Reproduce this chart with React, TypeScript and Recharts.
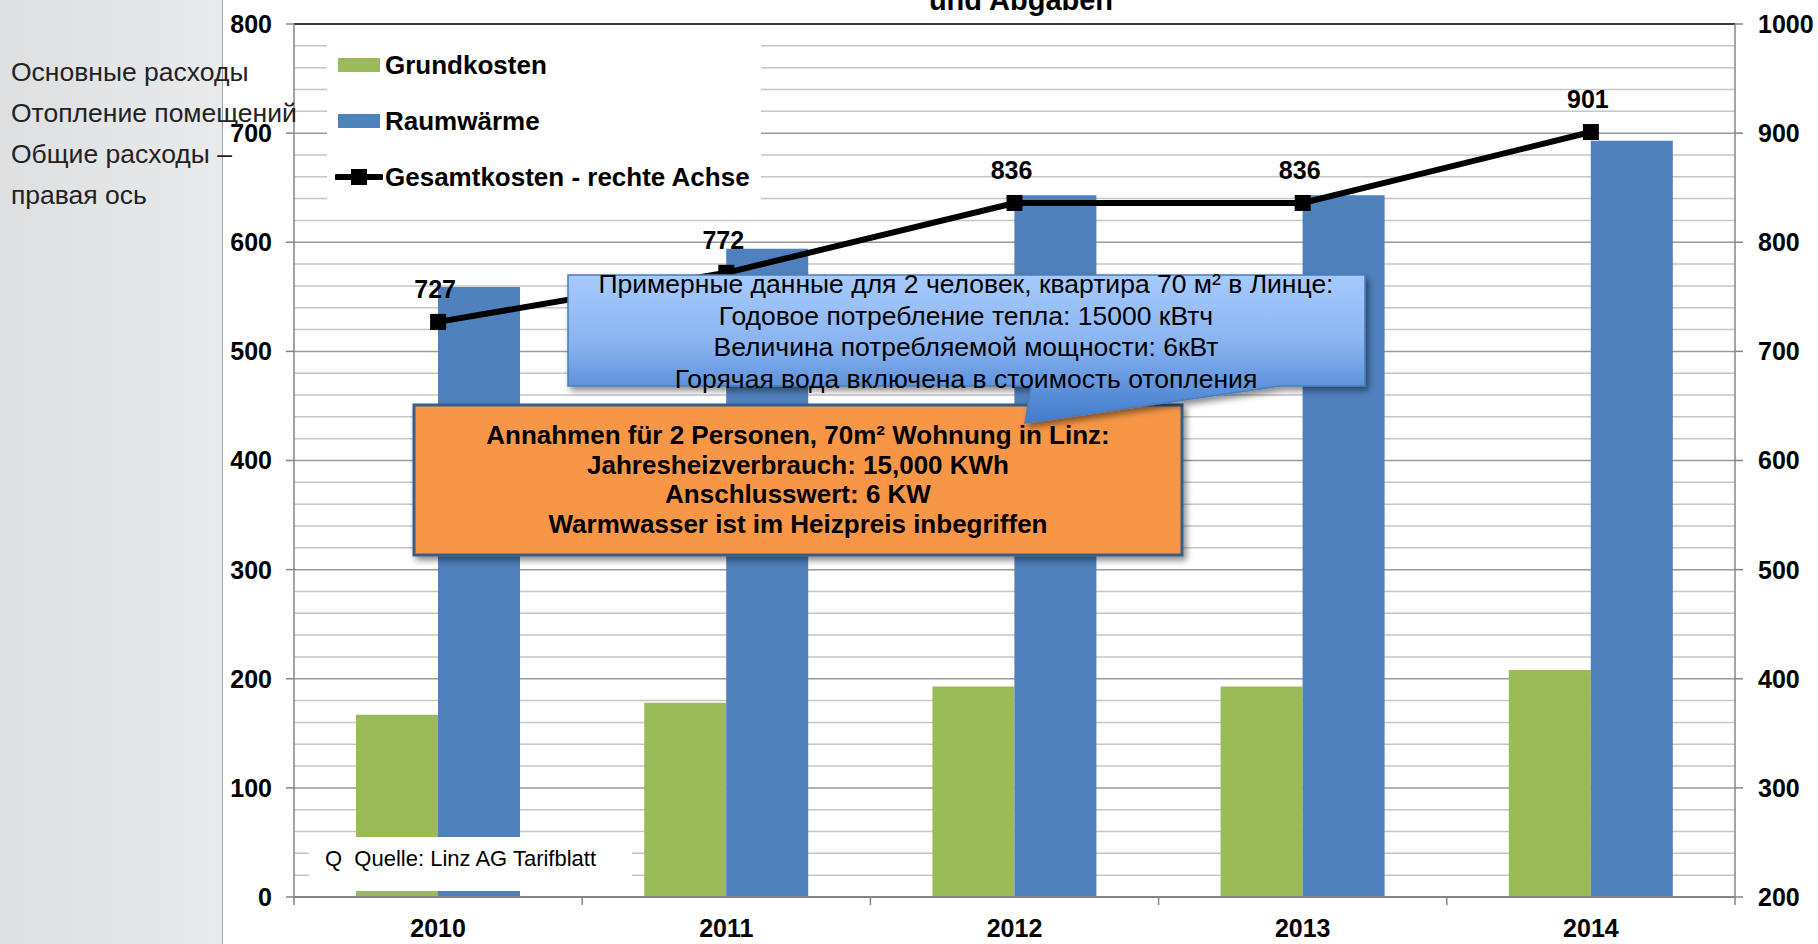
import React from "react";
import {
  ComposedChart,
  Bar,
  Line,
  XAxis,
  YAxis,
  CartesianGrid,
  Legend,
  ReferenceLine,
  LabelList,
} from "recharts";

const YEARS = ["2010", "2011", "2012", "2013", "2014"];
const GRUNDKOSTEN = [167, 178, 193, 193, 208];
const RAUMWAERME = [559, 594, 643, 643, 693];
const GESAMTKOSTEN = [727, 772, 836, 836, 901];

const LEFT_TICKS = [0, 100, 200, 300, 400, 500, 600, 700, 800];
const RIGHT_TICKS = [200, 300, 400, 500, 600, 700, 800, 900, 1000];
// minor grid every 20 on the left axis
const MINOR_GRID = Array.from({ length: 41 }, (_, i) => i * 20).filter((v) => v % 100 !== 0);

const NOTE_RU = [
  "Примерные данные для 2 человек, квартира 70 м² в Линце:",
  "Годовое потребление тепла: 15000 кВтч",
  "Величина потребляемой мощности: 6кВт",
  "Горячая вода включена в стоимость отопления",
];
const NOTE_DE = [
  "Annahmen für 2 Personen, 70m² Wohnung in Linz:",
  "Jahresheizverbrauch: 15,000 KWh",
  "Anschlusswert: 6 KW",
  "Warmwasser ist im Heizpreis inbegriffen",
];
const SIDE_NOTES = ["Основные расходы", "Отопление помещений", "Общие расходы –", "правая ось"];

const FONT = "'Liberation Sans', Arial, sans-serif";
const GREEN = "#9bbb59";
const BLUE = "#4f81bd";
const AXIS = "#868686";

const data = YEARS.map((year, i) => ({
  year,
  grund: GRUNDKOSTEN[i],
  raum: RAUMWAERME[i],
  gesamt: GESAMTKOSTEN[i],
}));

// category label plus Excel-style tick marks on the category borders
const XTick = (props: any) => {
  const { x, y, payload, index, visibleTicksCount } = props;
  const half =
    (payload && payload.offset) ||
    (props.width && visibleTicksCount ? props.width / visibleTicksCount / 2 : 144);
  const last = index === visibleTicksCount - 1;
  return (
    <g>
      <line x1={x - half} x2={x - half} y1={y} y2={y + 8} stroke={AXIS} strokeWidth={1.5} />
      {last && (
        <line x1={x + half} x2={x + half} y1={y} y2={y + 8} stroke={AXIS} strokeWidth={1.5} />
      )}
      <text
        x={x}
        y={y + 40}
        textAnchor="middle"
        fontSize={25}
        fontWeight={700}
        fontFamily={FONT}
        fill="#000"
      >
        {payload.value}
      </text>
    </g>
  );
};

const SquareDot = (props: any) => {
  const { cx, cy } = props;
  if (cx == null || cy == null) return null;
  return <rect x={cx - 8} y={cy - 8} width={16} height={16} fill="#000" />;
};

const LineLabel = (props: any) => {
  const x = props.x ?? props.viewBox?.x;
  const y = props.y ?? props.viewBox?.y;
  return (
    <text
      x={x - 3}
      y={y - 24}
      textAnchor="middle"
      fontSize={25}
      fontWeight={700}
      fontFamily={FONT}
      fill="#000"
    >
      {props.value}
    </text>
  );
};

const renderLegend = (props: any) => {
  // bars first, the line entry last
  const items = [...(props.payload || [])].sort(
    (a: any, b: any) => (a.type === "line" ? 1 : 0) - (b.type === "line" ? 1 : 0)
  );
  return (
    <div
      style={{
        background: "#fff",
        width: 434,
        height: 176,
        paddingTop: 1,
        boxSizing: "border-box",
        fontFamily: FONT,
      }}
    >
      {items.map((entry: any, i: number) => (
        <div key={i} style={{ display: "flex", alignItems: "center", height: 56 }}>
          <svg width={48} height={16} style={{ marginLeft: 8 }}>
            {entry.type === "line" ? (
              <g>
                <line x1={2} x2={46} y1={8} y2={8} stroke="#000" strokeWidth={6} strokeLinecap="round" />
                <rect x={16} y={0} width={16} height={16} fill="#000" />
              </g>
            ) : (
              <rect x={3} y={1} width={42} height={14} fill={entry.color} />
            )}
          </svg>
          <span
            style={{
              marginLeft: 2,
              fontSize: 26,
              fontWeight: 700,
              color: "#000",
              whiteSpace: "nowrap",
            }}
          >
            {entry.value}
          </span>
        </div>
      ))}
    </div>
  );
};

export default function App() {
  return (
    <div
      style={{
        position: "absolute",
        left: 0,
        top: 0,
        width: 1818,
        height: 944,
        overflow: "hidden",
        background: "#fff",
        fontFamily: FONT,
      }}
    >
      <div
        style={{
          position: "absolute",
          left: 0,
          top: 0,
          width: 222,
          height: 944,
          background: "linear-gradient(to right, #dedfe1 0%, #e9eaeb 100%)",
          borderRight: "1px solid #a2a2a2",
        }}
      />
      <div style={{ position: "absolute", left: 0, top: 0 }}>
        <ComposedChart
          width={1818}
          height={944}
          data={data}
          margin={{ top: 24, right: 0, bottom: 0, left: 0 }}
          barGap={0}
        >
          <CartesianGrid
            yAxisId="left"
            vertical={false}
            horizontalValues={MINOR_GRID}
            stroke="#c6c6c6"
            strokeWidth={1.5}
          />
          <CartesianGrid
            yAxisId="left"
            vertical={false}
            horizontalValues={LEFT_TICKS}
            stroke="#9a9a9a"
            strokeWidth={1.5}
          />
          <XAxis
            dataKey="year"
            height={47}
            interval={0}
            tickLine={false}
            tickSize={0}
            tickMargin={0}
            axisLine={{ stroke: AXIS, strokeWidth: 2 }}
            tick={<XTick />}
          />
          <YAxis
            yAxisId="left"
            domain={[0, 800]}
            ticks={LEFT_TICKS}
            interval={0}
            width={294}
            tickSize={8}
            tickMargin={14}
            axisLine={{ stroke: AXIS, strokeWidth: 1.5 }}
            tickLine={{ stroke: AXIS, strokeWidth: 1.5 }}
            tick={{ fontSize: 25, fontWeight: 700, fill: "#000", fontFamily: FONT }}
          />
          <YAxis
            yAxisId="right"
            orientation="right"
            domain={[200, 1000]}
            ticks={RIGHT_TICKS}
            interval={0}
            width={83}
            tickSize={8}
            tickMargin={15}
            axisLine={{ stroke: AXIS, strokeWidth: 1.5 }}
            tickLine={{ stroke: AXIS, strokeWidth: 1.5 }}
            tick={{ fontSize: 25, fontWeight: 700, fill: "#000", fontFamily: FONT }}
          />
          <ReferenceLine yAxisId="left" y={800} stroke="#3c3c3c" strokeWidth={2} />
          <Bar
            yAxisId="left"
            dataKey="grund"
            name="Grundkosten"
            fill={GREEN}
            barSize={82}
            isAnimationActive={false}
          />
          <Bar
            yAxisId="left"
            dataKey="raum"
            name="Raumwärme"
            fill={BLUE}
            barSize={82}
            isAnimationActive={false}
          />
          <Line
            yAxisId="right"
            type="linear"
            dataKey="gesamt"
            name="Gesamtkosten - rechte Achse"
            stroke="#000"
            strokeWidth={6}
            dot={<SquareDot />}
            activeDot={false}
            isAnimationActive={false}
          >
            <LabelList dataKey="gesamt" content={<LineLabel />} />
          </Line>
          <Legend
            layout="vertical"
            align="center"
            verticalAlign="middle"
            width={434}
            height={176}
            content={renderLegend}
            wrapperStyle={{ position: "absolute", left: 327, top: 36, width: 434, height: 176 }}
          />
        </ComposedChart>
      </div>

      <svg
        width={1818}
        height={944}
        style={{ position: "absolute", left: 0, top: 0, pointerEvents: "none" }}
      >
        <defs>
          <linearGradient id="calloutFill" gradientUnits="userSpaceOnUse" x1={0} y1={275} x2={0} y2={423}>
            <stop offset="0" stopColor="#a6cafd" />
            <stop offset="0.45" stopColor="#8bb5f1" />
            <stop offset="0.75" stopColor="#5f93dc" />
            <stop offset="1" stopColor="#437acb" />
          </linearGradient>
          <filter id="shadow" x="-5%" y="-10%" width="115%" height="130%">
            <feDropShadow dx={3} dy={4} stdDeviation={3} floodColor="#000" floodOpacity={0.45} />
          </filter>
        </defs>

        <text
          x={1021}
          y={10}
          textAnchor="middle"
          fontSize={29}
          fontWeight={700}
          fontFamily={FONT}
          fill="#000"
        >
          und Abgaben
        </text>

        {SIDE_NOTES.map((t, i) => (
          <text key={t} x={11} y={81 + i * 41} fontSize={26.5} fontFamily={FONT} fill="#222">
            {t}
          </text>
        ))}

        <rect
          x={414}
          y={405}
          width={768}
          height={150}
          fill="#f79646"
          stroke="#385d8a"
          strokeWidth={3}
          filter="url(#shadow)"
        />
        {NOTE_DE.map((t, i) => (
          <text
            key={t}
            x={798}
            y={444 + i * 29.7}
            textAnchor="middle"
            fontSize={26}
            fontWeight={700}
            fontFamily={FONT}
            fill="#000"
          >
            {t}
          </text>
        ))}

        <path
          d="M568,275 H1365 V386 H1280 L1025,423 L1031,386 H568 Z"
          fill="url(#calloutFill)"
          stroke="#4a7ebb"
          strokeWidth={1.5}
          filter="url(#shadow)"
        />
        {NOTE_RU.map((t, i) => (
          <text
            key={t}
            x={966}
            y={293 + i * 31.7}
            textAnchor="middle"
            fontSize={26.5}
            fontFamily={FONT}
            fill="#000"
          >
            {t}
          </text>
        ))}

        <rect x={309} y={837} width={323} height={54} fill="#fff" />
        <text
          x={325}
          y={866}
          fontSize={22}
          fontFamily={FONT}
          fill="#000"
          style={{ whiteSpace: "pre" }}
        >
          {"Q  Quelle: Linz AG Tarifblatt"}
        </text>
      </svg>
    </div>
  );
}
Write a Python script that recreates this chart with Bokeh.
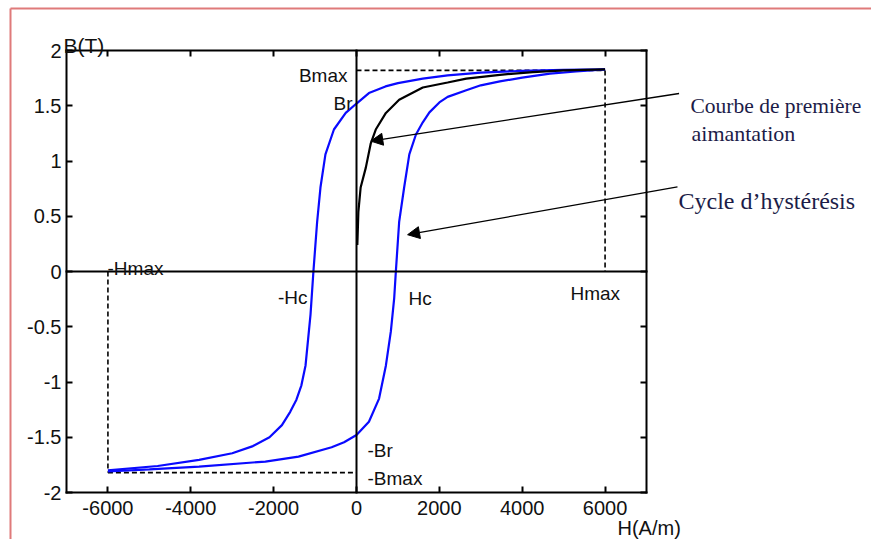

____

**Exercise objective**
Copy nothing but the lines from the first one in the listing through the line with "const GESAMTKOSTEN = [727, 772, 836, 836, 901];", and omit the pictures.

**Response**
Reproduce this chart with React, TypeScript and Recharts.
import React from "react";
import {
  ComposedChart,
  Bar,
  Line,
  XAxis,
  YAxis,
  CartesianGrid,
  Legend,
  ReferenceLine,
  LabelList,
} from "recharts";

const YEARS = ["2010", "2011", "2012", "2013", "2014"];
const GRUNDKOSTEN = [167, 178, 193, 193, 208];
const RAUMWAERME = [559, 594, 643, 643, 693];
const GESAMTKOSTEN = [727, 772, 836, 836, 901];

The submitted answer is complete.